Spirituality draws us back to the Holy Spirit, who comes to energise and free us.  Through the wind and flame of the Holy Spirit, the unexpected does happen.  In a time of change, the church can feel tempted to hold on to what is known and secure in each place. We need to be drawn back to the God who has sustained his people in many different ways over the generations and who will still be with us as he leads us in unexpected ways into his future.

 

This Trinitarian God, Father Son and Holy Spirit, calls us to come close to God and to each other. As we are drawn back to God, so we are also sent into God’s world, sharing with all people the Great Feast of love that God offers.

 

 

MOVEMENTS OF MODERATORS

 

In September we were pleased to welcome David Miller as Moderator of the South Western Synod and we look forward to welcoming Terry Oakley as the Moderator of the East Midlands Synod in October. Two of our longest serving Moderators, Malcolm Hanson (East Midlands, retiring in September) and Graham Cook (Mersey, retiring in January) are about to retire.
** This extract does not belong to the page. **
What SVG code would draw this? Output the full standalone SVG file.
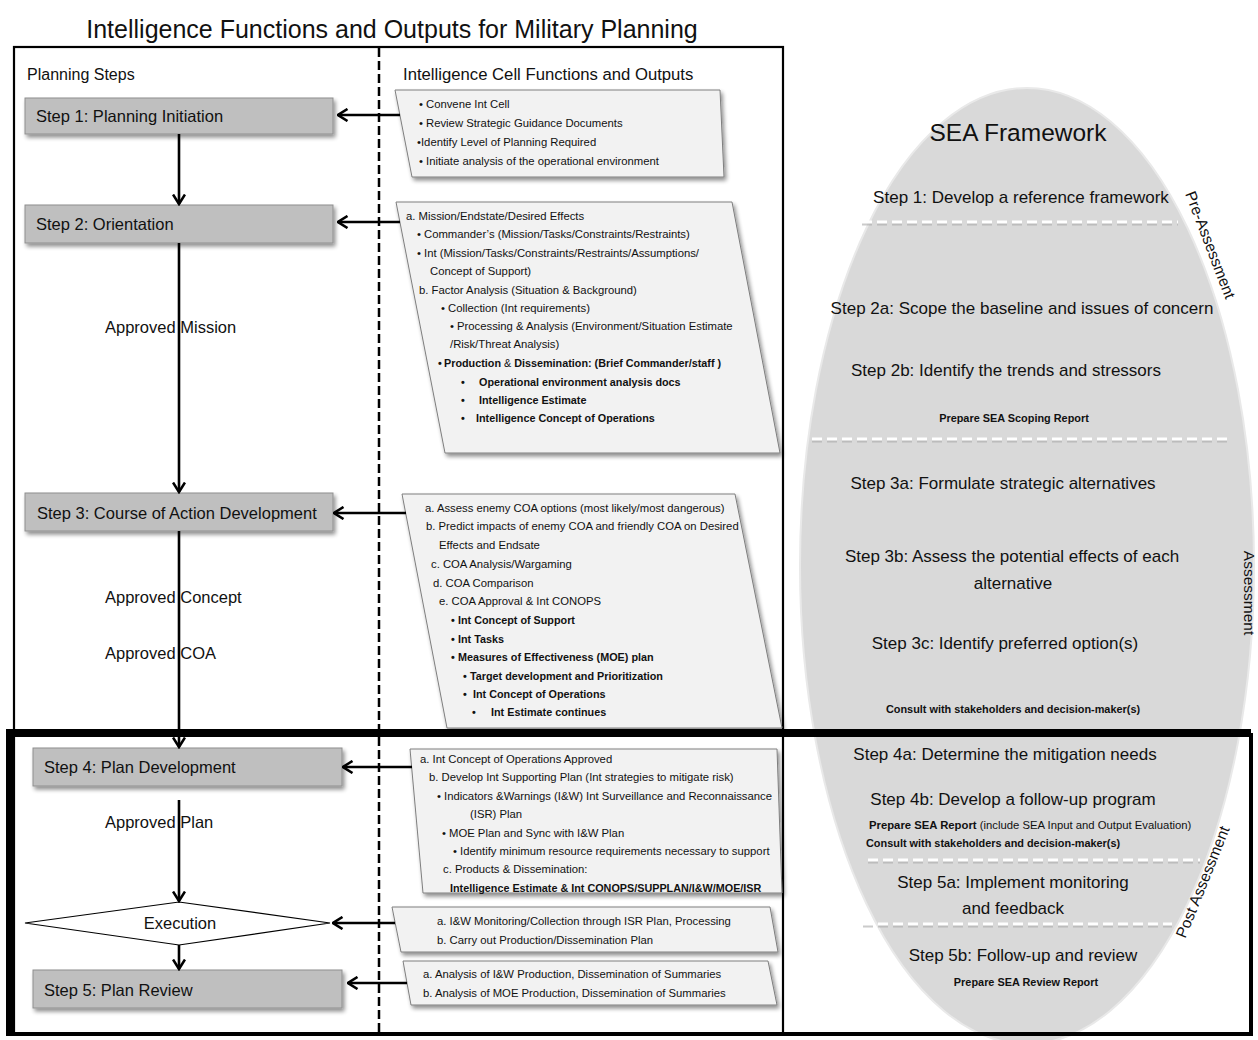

Both Malcolm and Graham have made significant contributions to the Moderators’ meetings

 

and to the whole church as Synod Moderators and Moderators of General Assembly. Amongst the great wealth of gifts they have brought, including those of leadership and prophetic vision, we will particularly miss Malcolm’s ability to bring clarity in the drawing up of reports and guidelines and Graham’s way with words in the writing of prayers and the leading of devotions. We wish them the blessings of unexpected new beginnings in retirement!